(WRITTEN REQUEST) Pictures excluded, reproduce exactly the lines below from the one with "Write a Python" through the one with "from matplotlib.transforms import", both included.

START DATA TO USE

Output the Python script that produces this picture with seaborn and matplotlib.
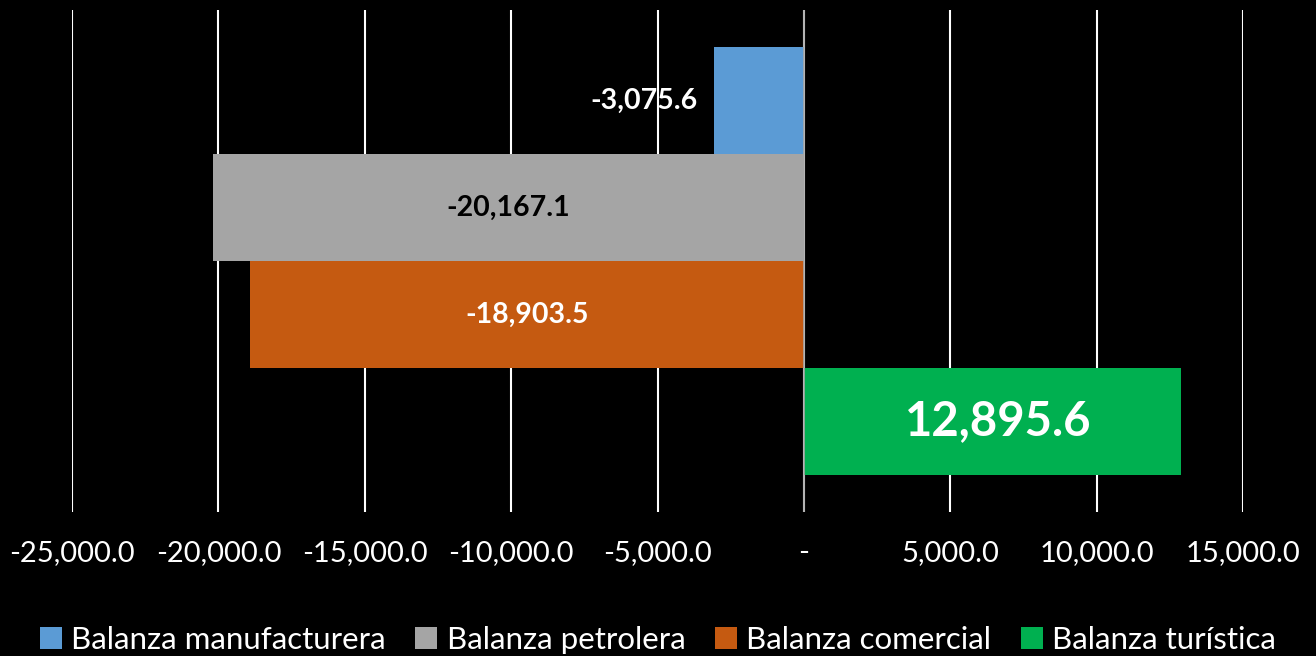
import matplotlib
matplotlib.use("Agg")
import matplotlib.pyplot as plt
from matplotlib import font_manager
from matplotlib.patches import Patch
import seaborn as sns
import pandas as pd

series = ["Balanza manufacturera", "Balanza petrolera", "Balanza comercial", "Balanza turística"]
values = [-3075.6, -20167.1, -18903.5, 12895.6]
colors = ["#5B9BD5", "#A5A5A5", "#C55A11", "#00B050"]
label_colors = ["white", "black", "white", "white"]
tick_values = [-25000, -20000, -15000, -10000, -5000, 0, 5000, 10000, 15000]
tick_labels = ["-25,000.0", "-20,000.0", "-15,000.0", "-10,000.0", "-5,000.0", "-",
               "5,000.0", "10,000.0", "15,000.0"]

sns.set_theme(style="white")
names = {f.name for f in font_manager.fontManager.ttflist}
fam = "Liberation Sans Narrow" if "Liberation Sans Narrow" in names else "Lato"
plt.rcParams["font.family"] = [fam, "DejaVu Sans"]

df = pd.DataFrame({"serie": series, "valor": values})

fig = plt.figure(figsize=(13.16, 6.56), dpi=100, facecolor="black")
ax = fig.add_axes([72/1316, (656-512)/656, (1243-72)/1316, 502/656])
ax.set_facecolor("black")

ax.set_axisbelow(True)
for t in tick_values:
    ax.axvline(t, color="white", lw=1.5, zorder=0)

sns.barplot(data=df, x="valor", y="serie", hue="serie", palette=colors,
            width=1.0, orient="h", legend=False, ax=ax, saturation=1, zorder=2,
            linewidth=0, edgecolor="none")
ax.axvline(0, color="#A6A6A6", lw=1.2, zorder=3)

ax.set_xlim(-25000, 15000)
ax.set_ylim(3.85, -0.85)
ax.set_xticks(tick_values)
ax.set_xticklabels(tick_labels, color="white", fontsize=21)
ax.tick_params(axis="x", length=0, pad=20)
ax.set_yticks([])
ax.set_xlabel("")
ax.set_ylabel("")
for s in ax.spines.values():
    s.set_visible(False)

# data labels
for i, (v, lc) in enumerate(zip(values, label_colors)):
    txt = f"{v:,.1f}"
    if i == 0:
        ax.text(v - 550, i, txt, color=lc, fontsize=20.5, fontweight="bold",
                ha="right", va="center", zorder=4)
    elif i == 3:
        ax.text(v / 2 + 200, i, txt, color=lc, fontsize=34, fontweight="bold",
                ha="center", va="center", zorder=4)
    else:
        ax.text(v / 2, i, txt, color=lc, fontsize=20.5, fontweight="bold",
                ha="center", va="center", zorder=4)

handles = [Patch(facecolor=c, edgecolor="none") for c in colors]
leg = fig.legend(handles, series, loc="center", bbox_to_anchor=(0.5, 0.024), ncol=4,
                 frameon=False, fontsize=22.5, handlelength=0.7, handleheight=0.7,
                 handletextpad=0.3, columnspacing=0.95, borderaxespad=0)
for t in leg.get_texts():
    t.set_color("white")

fig.savefig("out.png", dpi=100, facecolor="black")
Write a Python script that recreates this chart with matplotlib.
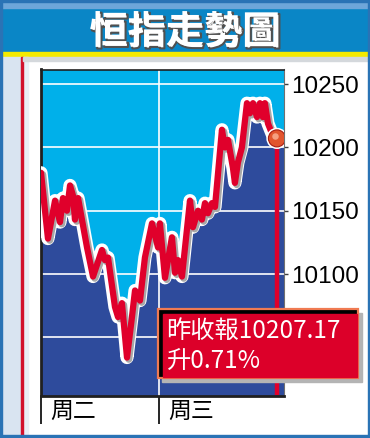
"""
Hang Seng intraday chart (two sessions) - newspaper style.
"""
import numpy as np
import matplotlib
matplotlib.use("Agg")
import matplotlib.pyplot as plt
import matplotlib.patheffects as pe
from matplotlib.patches import Rectangle
from matplotlib.transforms import blended_transform_factory, ScaledTranslation

# ---- data (time in trading days from Tuesday open, index level) ----
t = [0.000, 0.059, 0.119, 0.161, 0.186, 0.220, 0.246, 0.271, 0.288, 0.314,
     0.390, 0.441, 0.517, 0.542, 0.568, 0.627, 0.653, 0.686, 0.729, 0.771,
     0.797, 0.839, 0.881, 0.941, 0.992, 1.008, 1.051, 1.110, 1.136, 1.161,
     1.195, 1.263, 1.288, 1.331, 1.364, 1.390, 1.415, 1.449, 1.475, 1.534,
     1.559, 1.585, 1.627, 1.644, 1.669, 1.703, 1.746, 1.771, 1.797, 1.831,
     1.856, 1.881, 1.898, 1.924, 1.958, 2.000]
price = [10180, 10128, 10158, 10141, 10160, 10150, 10170, 10162, 10143, 10160,
         10121, 10098, 10119, 10111, 10113, 10074, 10066, 10077, 10034, 10066,
         10087, 10079, 10113, 10140, 10121, 10140, 10097, 10129, 10101, 10111,
         10098, 10158, 10137, 10150, 10143, 10156, 10148, 10156, 10153, 10214,
         10200, 10206, 10184, 10172, 10188, 10200, 10235, 10227, 10235, 10224,
         10235, 10224, 10235, 10219, 10211, 10207.17]
day_ticks = [0, 1]
day_labels = ["周二", "周三"]
yticks = [10050, 10100, 10150, 10200, 10250]
ytick_labels = ["", "10100", "10150", "10200", "10250"]  # 10050 sits under the note box
title = "恒指走勢圖"
note = "昨收報10207.17\n升0.71%"

W, H = 370, 438
CYAN = "#00b0ea"
NAVY = "#2e4b9c"
RED = "#e0002b"
CJK = ["Noto Sans CJK TC", "DejaVu Sans"]

fig = plt.figure(figsize=(W / 100, H / 100), dpi=100)
fig.patch.set_facecolor("white")

# background decoration layer, pixel coordinates
bg = fig.add_axes([0, 0, 1, 1], zorder=0)
bg.set_xlim(0, W)
bg.set_ylim(H, 0)
bg.axis("off")
bg.add_patch(Rectangle((0, 0), W, 52, color="#0a86c6"))
bg.add_patch(Rectangle((0, 0), W, 8, color="#6ea6d9"))
bg.add_patch(Rectangle((0, 52), W, 5, color="#f4ea00"))
bg.add_patch(Rectangle((0, 57), 21, H - 57, color="#d9e4f1"))
bg.add_patch(Rectangle((23, 57), 5, H - 57, color="#e9eff7"))
bg.add_patch(Rectangle((21, 57), 2, H - 57, color="#d2122e"))
bg.add_patch(Rectangle((23, 57), W - 23, 4, color="#d4d8dc"))
for rect in [(0, 0, 1.5, H), (W - 2.5, 0, 2.5, H), (0, H - 3, W, 3), (0, 0, W, 1.5)]:
    bg.add_patch(Rectangle(rect[:2], rect[2], rect[3], color="#2a73b5"))
bg.text(185, 32, title, color="white", fontsize=27.5, fontweight="bold",
        family=CJK, ha="center", va="center",
        path_effects=[pe.Stroke(linewidth=1.5, foreground="#505050", offset=(1.2, -1.2)),
                      pe.Normal()])

# main chart
x0, x1, y0, y1 = 41, 284, 69.5, 395.5
ax = fig.add_axes([x0 / W, 1 - y1 / H, (x1 - x0) / W, (y1 - y0) / H], zorder=1)
ax.set_facecolor(CYAN)
xmax = 2.06
ax.set_xlim(0, xmax)
ax.set_ylim(10004, 10261.6)

ax.fill_between(np.append(t, xmax), np.append(price, price[-1]), 10004,
                color=NAVY, zorder=1, linewidth=0)
for v in yticks:
    ax.axhline(v, color="white", lw=1.2, zorder=2)
ax.axvline(1.0, color="white", lw=1.2, zorder=2)

ax.vlines(t[-1], 10004, price[-1], color=RED, lw=3.2, zorder=3)
ax.plot(t, price, color=RED, lw=4.5, zorder=4, solid_joinstyle="round",
        solid_capstyle="round",
        path_effects=[pe.Stroke(linewidth=9.5, foreground="white"),
                      pe.Stroke(linewidth=5, foreground="#a8a8a8", offset=(1.3, -1.3)),
                      pe.Normal()])
ax.scatter([t[-1]], [price[-1]], s=150, color="#e2552e", edgecolors="#a81c10",
           linewidths=0.8, zorder=5,
           path_effects=[pe.Stroke(linewidth=3, foreground="white"), pe.Normal()])
ax.scatter([t[-1] - 0.014], [price[-1] + 1.8], s=22, color="#f5a080",
           linewidths=0, zorder=6)

ax.yaxis.tick_right()
ax.set_yticks(yticks)
ax.set_yticklabels(ytick_labels, family="Liberation Sans", fontsize=17.5)
ax.tick_params(axis="y", length=3, width=1, color="#404040", pad=2)
ax.set_xticks(day_ticks)
ax.set_xticklabels([])
ax.tick_params(axis="x", length=20, width=1.2, color="black", direction="out")
for side, lw, col in [("left", 2, "#202020"), ("top", 1.2, "#202020"),
                      ("bottom", 2, "#202020"), ("right", 0.8, "#707070")]:
    ax.spines[side].set_linewidth(lw)
    ax.spines[side].set_color(col)

tr = blended_transform_factory(ax.transData, ax.transAxes) + \
    ScaledTranslation(9 / 100, -16 / 100, fig.dpi_scale_trans)
for d, lab in zip(day_ticks, day_labels):
    ax.text(d, 0, lab, transform=tr, family=CJK, fontsize=16.5,
            ha="left", va="center", color="black")

# annotation box layer
fg = fig.add_axes([0, 0, 1, 1], zorder=3)
fg.set_xlim(0, W)
fg.set_ylim(H, 0)
fg.axis("off")
bx, by, bw, bh = 158, 309, 200, 69
fg.add_patch(Rectangle((bx + 4, by + 4), bw, bh, color="#b4b4b4"))
fg.add_patch(Rectangle((bx, by), bw, bh, facecolor="black", edgecolor="#f07a52", lw=1.6))
fg.add_patch(Rectangle((bx + 5, by + 5), bw - 6.5, bh - 6.5, color="#dc0029"))
fg.text(bx + 8, by + 37, note, color="white", family=CJK, fontsize=17.5,
        ha="left", va="center", linespacing=1.2)

fig.savefig("out.png", dpi=100)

END DATA TO USE

(WORKED ANSWER)
Write a Python script that recreates this chart with matplotlib.
"""
Hang Seng intraday chart (two sessions) - newspaper style.
"""
import numpy as np
import matplotlib
matplotlib.use("Agg")
import matplotlib.pyplot as plt
import matplotlib.patheffects as pe
from matplotlib.patches import Rectangle
from matplotlib.transforms import blended_transform_factory, ScaledTranslation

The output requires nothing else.